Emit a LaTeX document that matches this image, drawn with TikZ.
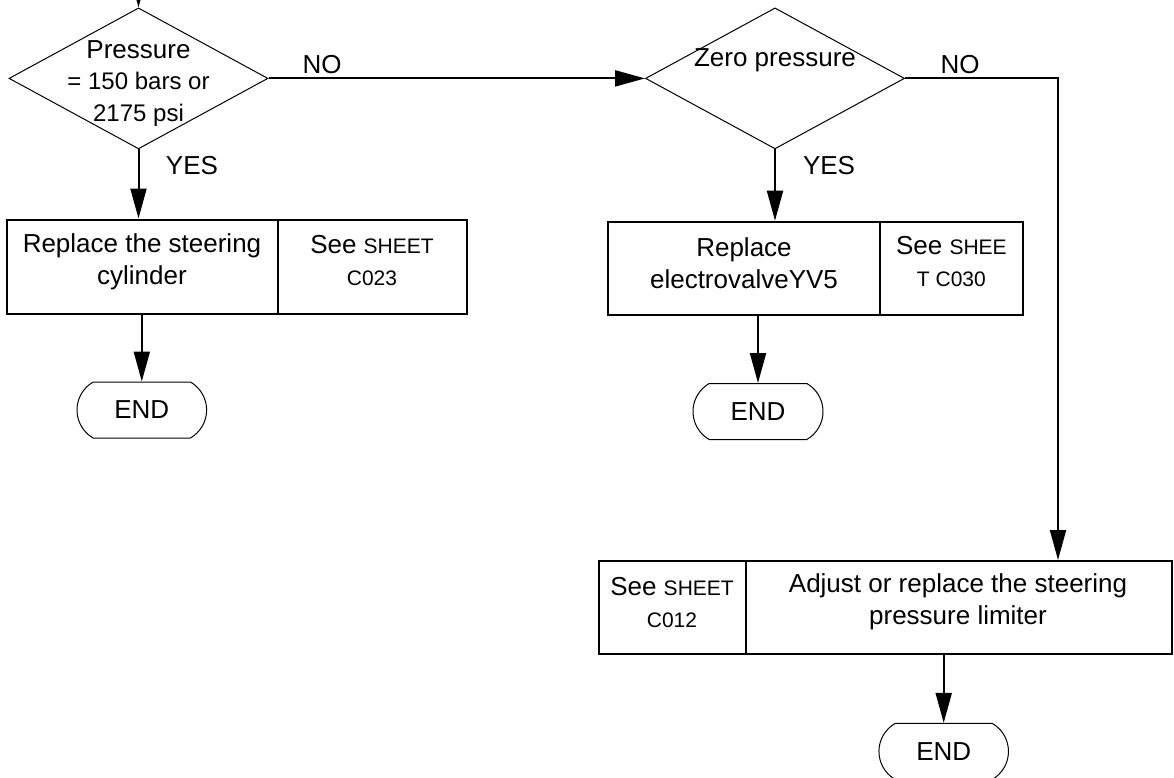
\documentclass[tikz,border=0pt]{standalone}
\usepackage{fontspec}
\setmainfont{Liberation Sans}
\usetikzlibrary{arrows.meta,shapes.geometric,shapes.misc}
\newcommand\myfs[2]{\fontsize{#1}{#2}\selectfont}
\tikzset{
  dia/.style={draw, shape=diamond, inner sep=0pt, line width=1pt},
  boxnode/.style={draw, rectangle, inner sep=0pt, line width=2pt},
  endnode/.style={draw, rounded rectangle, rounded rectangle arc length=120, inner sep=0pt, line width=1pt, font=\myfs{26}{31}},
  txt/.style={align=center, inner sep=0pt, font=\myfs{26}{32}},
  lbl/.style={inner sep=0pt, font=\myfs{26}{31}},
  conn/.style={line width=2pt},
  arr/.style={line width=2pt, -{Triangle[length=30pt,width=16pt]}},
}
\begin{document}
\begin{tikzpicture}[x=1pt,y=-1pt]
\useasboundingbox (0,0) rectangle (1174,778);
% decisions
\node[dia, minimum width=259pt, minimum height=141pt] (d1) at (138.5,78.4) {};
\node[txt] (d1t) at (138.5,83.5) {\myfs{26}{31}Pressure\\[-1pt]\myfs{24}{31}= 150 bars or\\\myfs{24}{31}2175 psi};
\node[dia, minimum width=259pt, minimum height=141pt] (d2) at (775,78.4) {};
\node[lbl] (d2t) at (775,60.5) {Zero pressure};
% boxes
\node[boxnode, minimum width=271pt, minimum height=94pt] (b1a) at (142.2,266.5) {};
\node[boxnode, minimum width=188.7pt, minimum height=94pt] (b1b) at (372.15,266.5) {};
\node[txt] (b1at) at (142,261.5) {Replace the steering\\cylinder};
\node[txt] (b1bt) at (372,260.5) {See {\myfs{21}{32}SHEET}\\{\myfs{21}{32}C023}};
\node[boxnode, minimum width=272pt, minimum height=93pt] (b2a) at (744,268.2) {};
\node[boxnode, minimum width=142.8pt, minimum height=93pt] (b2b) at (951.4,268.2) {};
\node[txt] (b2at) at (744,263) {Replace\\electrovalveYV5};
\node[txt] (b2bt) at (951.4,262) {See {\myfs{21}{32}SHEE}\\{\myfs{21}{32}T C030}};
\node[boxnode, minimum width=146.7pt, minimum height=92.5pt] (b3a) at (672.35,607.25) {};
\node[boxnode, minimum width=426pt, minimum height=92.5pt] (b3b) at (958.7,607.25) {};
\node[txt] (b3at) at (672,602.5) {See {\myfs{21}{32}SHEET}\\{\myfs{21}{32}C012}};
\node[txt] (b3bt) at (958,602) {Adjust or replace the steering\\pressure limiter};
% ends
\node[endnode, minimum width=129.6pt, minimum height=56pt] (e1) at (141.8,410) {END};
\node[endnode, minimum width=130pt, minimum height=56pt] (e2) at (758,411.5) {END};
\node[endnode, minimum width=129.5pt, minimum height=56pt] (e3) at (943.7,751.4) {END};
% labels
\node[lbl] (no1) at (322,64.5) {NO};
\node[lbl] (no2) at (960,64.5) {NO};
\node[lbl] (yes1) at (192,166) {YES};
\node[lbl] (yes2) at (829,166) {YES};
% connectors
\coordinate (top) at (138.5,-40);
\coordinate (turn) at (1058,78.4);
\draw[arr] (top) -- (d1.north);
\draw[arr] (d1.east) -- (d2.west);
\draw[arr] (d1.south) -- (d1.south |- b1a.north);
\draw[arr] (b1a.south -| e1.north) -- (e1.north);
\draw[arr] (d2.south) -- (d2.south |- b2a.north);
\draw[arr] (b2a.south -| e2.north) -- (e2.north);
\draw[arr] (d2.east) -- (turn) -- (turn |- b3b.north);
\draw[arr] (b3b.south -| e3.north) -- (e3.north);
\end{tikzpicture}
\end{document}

++++++

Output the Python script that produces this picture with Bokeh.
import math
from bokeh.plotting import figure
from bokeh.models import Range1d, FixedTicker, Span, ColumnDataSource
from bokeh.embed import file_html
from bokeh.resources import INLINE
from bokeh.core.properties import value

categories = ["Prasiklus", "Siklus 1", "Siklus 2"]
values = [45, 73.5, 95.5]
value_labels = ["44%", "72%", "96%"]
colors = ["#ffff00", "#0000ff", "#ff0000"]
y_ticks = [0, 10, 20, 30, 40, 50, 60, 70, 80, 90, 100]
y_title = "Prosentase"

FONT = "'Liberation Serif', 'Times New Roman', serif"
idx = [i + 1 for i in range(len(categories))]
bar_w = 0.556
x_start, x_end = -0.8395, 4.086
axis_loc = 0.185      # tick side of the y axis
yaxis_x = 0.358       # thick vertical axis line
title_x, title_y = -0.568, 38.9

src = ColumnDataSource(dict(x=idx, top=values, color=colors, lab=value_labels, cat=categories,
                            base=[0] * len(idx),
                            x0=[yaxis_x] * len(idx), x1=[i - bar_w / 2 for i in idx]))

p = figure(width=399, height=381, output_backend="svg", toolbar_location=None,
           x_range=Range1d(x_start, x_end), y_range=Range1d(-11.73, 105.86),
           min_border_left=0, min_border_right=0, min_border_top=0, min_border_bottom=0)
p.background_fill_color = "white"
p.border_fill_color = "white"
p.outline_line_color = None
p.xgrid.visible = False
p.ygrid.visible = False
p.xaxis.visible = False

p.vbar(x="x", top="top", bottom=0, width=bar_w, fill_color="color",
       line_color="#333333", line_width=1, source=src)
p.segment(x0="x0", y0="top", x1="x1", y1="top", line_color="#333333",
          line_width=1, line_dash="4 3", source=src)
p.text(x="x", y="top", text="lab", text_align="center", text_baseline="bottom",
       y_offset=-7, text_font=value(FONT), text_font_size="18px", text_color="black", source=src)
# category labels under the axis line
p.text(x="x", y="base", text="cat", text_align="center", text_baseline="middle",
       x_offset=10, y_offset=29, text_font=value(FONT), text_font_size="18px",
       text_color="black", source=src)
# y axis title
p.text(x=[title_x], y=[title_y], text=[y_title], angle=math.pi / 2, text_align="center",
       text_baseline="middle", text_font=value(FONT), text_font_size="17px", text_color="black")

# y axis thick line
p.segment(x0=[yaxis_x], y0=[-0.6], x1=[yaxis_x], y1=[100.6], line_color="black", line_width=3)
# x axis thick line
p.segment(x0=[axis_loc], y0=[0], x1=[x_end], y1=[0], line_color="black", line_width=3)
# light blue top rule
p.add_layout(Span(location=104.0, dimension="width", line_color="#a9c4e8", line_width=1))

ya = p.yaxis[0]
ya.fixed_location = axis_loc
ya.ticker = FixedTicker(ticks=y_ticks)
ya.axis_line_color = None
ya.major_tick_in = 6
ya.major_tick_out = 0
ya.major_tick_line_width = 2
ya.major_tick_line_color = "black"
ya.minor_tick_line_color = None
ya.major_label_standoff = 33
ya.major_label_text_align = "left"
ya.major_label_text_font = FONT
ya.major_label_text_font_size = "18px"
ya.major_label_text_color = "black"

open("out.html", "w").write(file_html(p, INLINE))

++++++

◆ PROBLEM STATEMENT
Copy each line above where the string "that" occurs.

◆ OUTPUT FOR THIS TASK
Emit a LaTeX document that matches this image, drawn with TikZ.
Output the Python script that produces this picture with Bokeh.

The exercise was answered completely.